We, thus, have our most significant observation: SE is the SD of the population mean.

Sample Mean
1st 3.2
2nd 3.4
3rd 3.3
4th 3.2
5th 3.1
…. ….
…. ….
…. ….
…. ….
…. ….
Mean 3.3
Std. Dev. 0.13

Table illustrating the relation between SD and SE

It is now clear that if the SD of this distribution helps us to understand how far a sample mean is from the true population mean, then we can use this to understand how accurate any individual sample mean is in relation to the true mean. That is the essence of SE.

In actuality, we have only drawn a single sample from our population, but we can use this result to provide an estimate of the reliability of our observed sample mean.

In fact, SE tells us that we can be 95% confident that our observed sample mean is plus or minus roughly 2 (actually 1.96) Standard Errors from the population mean.

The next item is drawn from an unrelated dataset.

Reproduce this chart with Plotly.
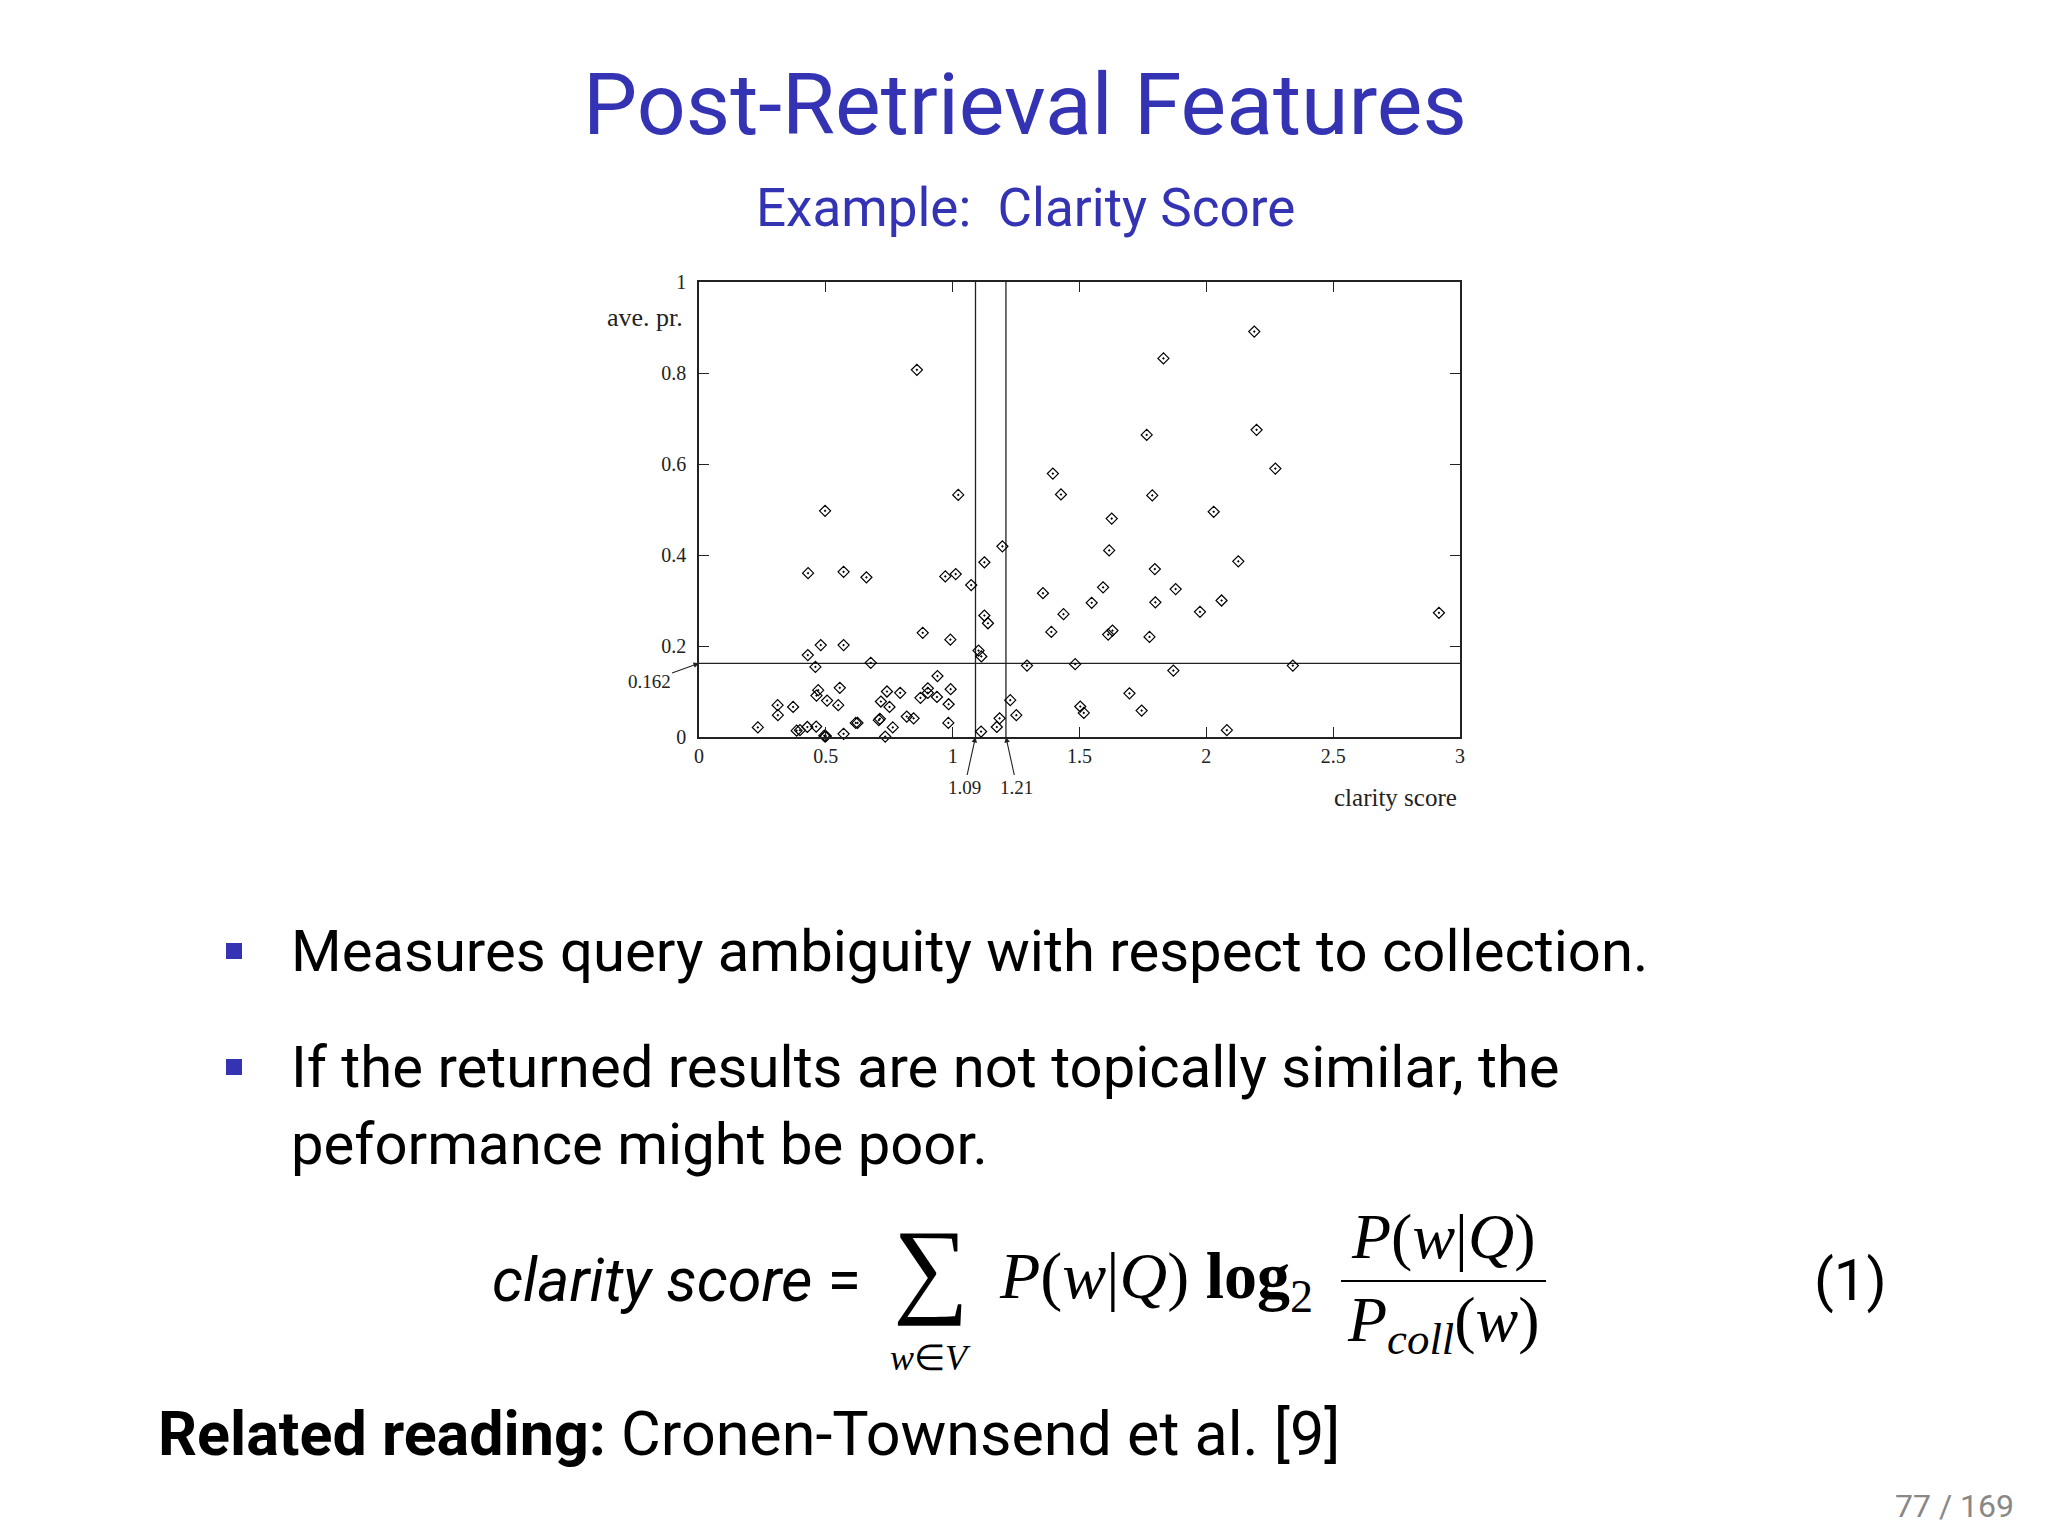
import plotly.graph_objects as go

# ---------------- data ----------------
clarity = [0.859, 1.022, 0.497, 1.395, 1.427, 2.189, 1.831, 1.765, 2.198, 2.272,
           1.787, 2.029, 1.627, 1.196, 1.125, 0.430, 0.570, 0.660, 0.971, 1.012,
           1.073, 1.356, 1.548, 1.437, 1.125, 1.139, 1.389, 0.882, 0.991, 0.480,
           0.570, 0.429, 1.102, 1.113, 0.459, 0.677, 1.293, 1.483, 0.940, 0.470,
           0.463, 0.555, 0.505, 0.549, 0.310, 0.311, 0.371, 0.232, 0.385, 0.398,
           0.427, 0.462, 0.494, 0.497, 0.500, 0.570, 0.618, 0.625, 0.709, 0.713,
           0.734, 0.764, 0.717, 0.741, 0.751, 0.793, 0.819, 0.846, 0.873, 0.902,
           0.902, 0.938, 0.992, 0.984, 0.983, 1.112, 1.174, 1.185, 1.227, 1.251,
           1.503, 1.517, 1.617, 1.797, 2.126, 1.593, 1.879, 1.799, 2.060, 1.975,
           2.917, 1.613, 1.630, 1.776, 1.870, 2.341, 1.697, 1.745, 2.081]
ave_pr = [0.807, 0.532, 0.497, 0.579, 0.533, 0.891, 0.832, 0.664, 0.675, 0.590,
          0.531, 0.495, 0.480, 0.419, 0.384, 0.360, 0.363, 0.351, 0.353, 0.358,
          0.334, 0.316, 0.295, 0.270, 0.267, 0.250, 0.231, 0.229, 0.214, 0.202,
          0.202, 0.180, 0.190, 0.177, 0.154, 0.163, 0.157, 0.160, 0.134, 0.103,
          0.091, 0.108, 0.080, 0.070, 0.070, 0.048, 0.066, 0.021, 0.014, 0.015,
          0.022, 0.023, 0.003, 0.001, 0.002, 0.007, 0.031, 0.031, 0.037, 0.040,
          0.001, 0.021, 0.078, 0.100, 0.066, 0.097, 0.045, 0.041, 0.086, 0.107,
          0.097, 0.088, 0.105, 0.072, 0.031, 0.012, 0.022, 0.041, 0.081, 0.048,
          0.067, 0.053, 0.410, 0.369, 0.386, 0.329, 0.325, 0.296, 0.300, 0.275,
          0.273, 0.225, 0.234, 0.220, 0.146, 0.157, 0.096, 0.058, 0.015]

threshold_ap = 0.162
threshold_clarity = [1.09, 1.21]
x_range = [0, 3]
y_range = [0, 1]
x_ticks = [0, 0.5, 1, 1.5, 2, 2.5, 3]
x_ticklabels = ["0", "0.5", "1", "1.5", "2", "2.5", "3"]
y_ticks = [0, 0.2, 0.4, 0.6, 0.8, 1]
y_ticklabels = ["0", "0.2", "0.4", "0.6", "0.8", "1"]

title = "Post-Retrieval Features"
subtitle = "Example:  Clarity Score"
bullets = ["Measures query ambiguity with respect to collection.",
           "If the returned results are not topically similar, the",
           "peformance might be poor."]
page = "77 / 169"

# ---------------- layout helpers ----------------
W, H = 2048, 1536
BLUE = "#3333B3"
SANS = "Roboto"
SERIF = "Liberation Serif"


def px(x):
    return x / W


def py(y):
    return 1 - y / H


fig = go.Figure()

# threshold lines
fig.add_trace(go.Scatter(x=x_range, y=[threshold_ap, threshold_ap], mode="lines",
                         line=dict(color="#222", width=1.3), hoverinfo="skip"))
for xv in threshold_clarity:
    fig.add_trace(go.Scatter(x=[xv, xv], y=y_range, mode="lines",
                             line=dict(color="#222", width=1.3), hoverinfo="skip"))

# scatter points
fig.add_trace(go.Scatter(x=clarity, y=ave_pr, mode="markers", cliponaxis=False,
                         marker=dict(symbol="diamond-open-dot", size=8.5, color="black",
                                     line=dict(width=1.2, color="black"))))

axis_common = dict(showgrid=False, zeroline=False, showline=True, linecolor="#222",
                   linewidth=1.5, mirror="allticks", ticks="inside", ticklen=10,
                   tickwidth=1.3, tickcolor="#222", automargin=False,
                   tickfont=dict(family=SERIF, size=20, color="#222"))

fig.update_layout(
    width=W, height=H, margin=dict(l=0, r=0, t=0, b=0, pad=0),
    paper_bgcolor="white", plot_bgcolor="white", showlegend=False,
    xaxis=dict(domain=[px(699), px(1460)], range=x_range, tickvals=x_ticks,
               ticktext=x_ticklabels, ticklabelstandoff=0, **axis_common),
    yaxis=dict(domain=[py(737), py(282)], range=y_range, tickvals=y_ticks,
               ticktext=y_ticklabels, ticklabelstandoff=7, **axis_common),
)

ann = []


def text(x, y, s, size, family=SANS, color="black", xanchor="left", yanchor="middle"):
    ann.append(dict(x=px(x), y=py(y), xref="paper", yref="paper", text=s,
                    showarrow=False, xanchor=xanchor, yanchor=yanchor,
                    font=dict(family=family, size=size, color=color)))


# slide title
text(1025, 104, title, 86, color=BLUE, xanchor="center")
text(1025, 208, subtitle, 53, color=BLUE, xanchor="center")

# chart axis titles
text(685, 317, "ave. pr.", 26, family=SERIF, color="#222", xanchor="right")
text(1459, 797, "clarity score", 25, family=SERIF, color="#222", xanchor="right")

# arrows with labels
ann.append(dict(x=0, y=threshold_ap, xref="x", yref="y", text="0.162",
                showarrow=True, ax=-50, ay=18, axref="pixel", ayref="pixel",
                arrowhead=2, arrowsize=1, arrowwidth=1.1, arrowcolor="#222",
                standoff=0, font=dict(family=SERIF, size=19, color="#222")))
for xv, dx in zip(threshold_clarity, [-11, 11]):
    ann.append(dict(x=xv, y=0, xref="x", yref="y", text=f"{xv:.2f}",
                    showarrow=True, ax=dx, ay=50, axref="pixel", ayref="pixel",
                    arrowhead=2, arrowsize=1, arrowwidth=1.1, arrowcolor="#222",
                    standoff=0, font=dict(family=SERIF, size=19, color="#222")))

# bullets
text(289, 951, bullets[0], 58)
text(289, 1067, bullets[1], 58)
text(289, 1144, bullets[2], 58)

# formula
text(863, 1280, "<i>clarity score</i> =", 61, xanchor="right")
text(931, 1267, "∑", 106, family=SERIF, xanchor="center")
text(930, 1358, "<i>w</i>∈<i>V</i>", 36, family=SERIF, xanchor="center")
text(997, 1280, "<i>P</i>(<i>w</i>|<i>Q</i>) <b>log</b><sub>2</sub>", 66, family=SERIF)
text(1443, 1236, "<i>P</i>(<i>w</i>|<i>Q</i>)", 64, family=SERIF, xanchor="center")
text(1443, 1324, "<i>P</i><sub><i>coll</i></sub>(<i>w</i>)", 64, family=SERIF, xanchor="center")
text(1850, 1280, "(1)", 58, xanchor="center")

# related reading
text(156, 1434, "<b>Related reading:</b> Cronen-Townsend et al. [9]", 61)

# page number
text(2016, 1506, page, 32, color="#888", xanchor="right")

fig.update_layout(annotations=ann)

shapes = [
    dict(type="line", xref="paper", yref="paper", x0=px(1341), x1=px(1546),
         y0=py(1281), y1=py(1281), line=dict(color="black", width=2)),
]
for yb in [951, 1067]:
    shapes.append(dict(type="rect", xref="paper", yref="paper",
                       x0=px(226), x1=px(242), y0=py(yb - 8), y1=py(yb + 8),
                       line=dict(width=0), fillcolor=BLUE))
fig.update_layout(shapes=shapes)

fig.write_html("out.html", config={"displayModeBar": False},
               post_script="document.body.style.margin='0';")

The below table shows the distribution of responses from our first (and only) sample used for our research. The SE of 0.13, being relatively small, gives us an indication that our mean is relatively close to the true mean of our overall population. The margin of error (at 95% confidence) for our mean is (roughly) twice that value (+/- 0.26), telling us that the true mean is most likely between 2.94 and 3.46.

Respondent Rating
A 3
B 3
C 3
D 3
E 4
F 4
G 3
H 3
I 3
J 3
Mean 3.2
Std. Err 0.13

Summary

Many researchers fail to understand the distinction between Standard Deviation and Standard Error, even though they are commonly included in data analysis. While the actual calculations for Standard Deviation and Standard Error look very similar, they represent two very different, but complementary, measures. SD tells us about the shape of our distribution, how close the individual data values are from the mean value. SE tells us how close our sample mean is to the true mean of the overall population. Together, they help to provide a more complete picture than the mean alone can tell us.